Noël Carroll ("The Problem with Movie Stars") notes that movie stars often bring a persona to a movie role and that this persona is sometimes essential to our understanding of the narrative of the movie. He argues that this fact is inconsistent with standard assumptions about how we should understand fictional narratives. These assumptions dictate that extra-work information about an actor is not relevant to an understanding of the fictional world of the work. The cognitive background relevant to appreciating photographs as photographs is also explored by Dominic Lopes ("True Appreciation"). He contrasts two principles of adequate appreciation in general. One drawn from the theories of nature appreciation of Allen Carlson and Malcolm Budd requires that "an appreciation of O as a K is adequate only if O is a K" (212). One's appreciation of a whale will be inadequate if one appreciates it as a fish rather than a mammal. A different principle requires that "an appreciation of O as a K is adequate only as far as it does not depend counterfactually on any belief that is inconsistent with the truth about the nature of Ks" (213). He suggests reasons to favor the latter requirement as a general principle. However, this principle implies that our aesthetic appreciation of photographs is inadequate to the degree that we find them compelling because we have false beliefs about the accuracy with which photography records how things look.

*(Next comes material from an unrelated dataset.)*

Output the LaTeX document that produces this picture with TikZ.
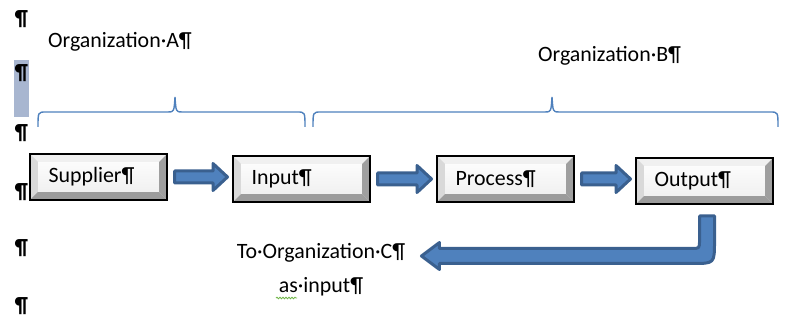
\documentclass[tikz,border=0pt]{standalone}
\usepackage{fontspec}
\setmainfont{Carlito}
\usepackage{tikz}
\usetikzlibrary{arrows.meta, positioning, calc, decorations.pathmorphing}
\definecolor{cArrow}{RGB}{79,129,189}
\definecolor{cArrowLine}{RGB}{58,96,143}
\definecolor{cBrace}{RGB}{79,129,189}
\definecolor{cMark}{RGB}{168,182,208}
\definecolor{cSquig}{RGB}{110,180,70}

\newcommand{\wordsize}{\fontsize{21.9}{26}\selectfont}
% block arrow between two boxes
\newcommand{\flowarrow}[2]{%
  \path[flowarr] let \p1=(#1.east), \p2=(#2.west) in
    (\x1+6.5pt,\y1+6pt) -- (\x2-19pt,\y1+6pt) -- (\x2-19pt,\y1+13.5pt)
    -- (\x2-4.5pt,\y1) -- (\x2-19pt,\y1-13.5pt) -- (\x2-19pt,\y1-6pt)
    -- (\x1+6.5pt,\y1-6pt) -- cycle;}

\begin{document}
\begin{tikzpicture}[x=1pt, y=1pt,
      btn/.style={draw=black, line width=1.8pt, font=\wordsize,
                  text width=100pt, inner xsep=18.6pt, minimum height=46.2pt, align=left,
                  path picture={
                    \coordinate (bnw) at (path picture bounding box.north west);
                    \coordinate (bne) at (path picture bounding box.north east);
                    \coordinate (bsw) at (path picture bounding box.south west);
                    \coordinate (bse) at (path picture bounding box.south east);
                    \shade[top color=white, bottom color=gray!14] (bsw) rectangle (bne);
                    \fill[gray!12] (bnw) -- (bne) -- ([xshift=-8pt,yshift=-8pt]bne) -- ([xshift=8pt,yshift=-8pt]bnw) -- cycle;
                    \fill[gray!30] (bnw) -- (bsw) -- ([xshift=8pt,yshift=8pt]bsw) -- ([xshift=8pt,yshift=-8pt]bnw) -- cycle;
                    \fill[gray!80!black!65] (bsw) -- (bse) -- ([xshift=-8pt,yshift=8pt]bse) -- ([xshift=8pt,yshift=8pt]bsw) -- cycle;
                    \fill[gray!75] (bne) -- (bse) -- ([xshift=-8pt,yshift=8pt]bse) -- ([xshift=-8pt,yshift=-8pt]bne) -- cycle;
                  }},
      flowarr/.style={fill=cArrow, draw=cArrowLine, line width=3pt, line join=round},
      orgbrace/.style={draw=cBrace, line width=1.4pt},
      pilcrow/.style={font=\bfseries\wordsize, inner sep=0pt},
      lbl/.style={font=\wordsize, inner sep=0pt}]
    \useasboundingbox (0,0) rectangle (810,329);

    % left margin marks
    \fill[cMark] (14,212) rectangle (29,269);
    \foreach \y in {310,256,196,137,81,23}
      \node[pilcrow] (p\y) at (21.5,\y) {¶};

    % organisations
    \node[lbl, anchor=base west] (orgA) at (48,281) {Organization·A¶};
    \node[lbl, anchor=base west] (orgB) at (538,267) {Organization·B¶};
    \draw[orgbrace] (38,202) .. controls (38,217) .. (46,217) -- (168,217)
      .. controls (174,217) .. (175,232) .. controls (176,217) .. (182,217)
      -- (297,217) .. controls (305,217) .. (305,202);
    \draw[orgbrace] (313,202) .. controls (313,217) .. (321,217) -- (545,217)
      .. controls (551,217) .. (552,232) .. controls (553,217) .. (559,217)
      -- (770,217) .. controls (778,217) .. (778,202);

    % chain
    \node[btn] (sup) at (98.5,152) {Supplier¶};
    \node[btn, right=64pt of sup, yshift=-2pt] (inp) {Input¶};
    \node[btn, right=65pt of inp] (pro) {Process¶};
    \node[btn, right=60pt of pro, yshift=-2pt] (out) {Output¶};
    \flowarrow{sup}{inp}
    \flowarrow{inp}{pro}
    \flowarrow{pro}{out}

    % back to organisation C
    \node[lbl, inner sep=2pt, align=center, font=\fontsize{21.9}{34}\selectfont]
      (toC) at (321,59) {To·Organization·C¶\\as·input¶};
    \path[flowarr] let \p1=(out.south), \p2=(toC.east),
        \n1={\x1+2.5pt}, \n2={\y1-51pt}, \n3={\x2+14pt} in
      (\n3,\n2) -- (\n3+18,\n2+13.5) -- (\n3+18,\n2+7.5) -- (\n1-15.5,\n2+7.5)
      .. controls (\n1-7.5,\n2+7.5) .. (\n1-7.5,\n2+15.5) -- (\n1-7.5,\y1-11pt)
      -- (\n1+7.5,\y1-11pt) -- (\n1+7.5,\n2+14.5)
      .. controls (\n1+7.5,\n2-7.5) .. (\n1-14.5,\n2-7.5)
      -- (\n3+18,\n2-7.5) -- (\n3+18,\n2-13.5) -- cycle;
    \draw[cSquig, line width=0.8pt, decorate,
          decoration={snake, segment length=3pt, amplitude=0.8pt}] (276,31) -- (297,31);
  \end{tikzpicture}
\end{document}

I note in conclusion that Walden provides a thorough Introduction and an extensive Bibliography. As you would expect, there are photographs (32 of them) that illustrate the arguments. There is also a substantial Index, which is a bonus in an edited book. All in all, this is a very valuable collection that gathers together a set of articles and issues that should be of general interest to philosophers of art. As an anthology of analytic philosophy of art this collection may be most appropriate for upper-division and graduate aesthetics courses, although it would also be a provocative addition to interdisciplinary courses in photographic or film theory.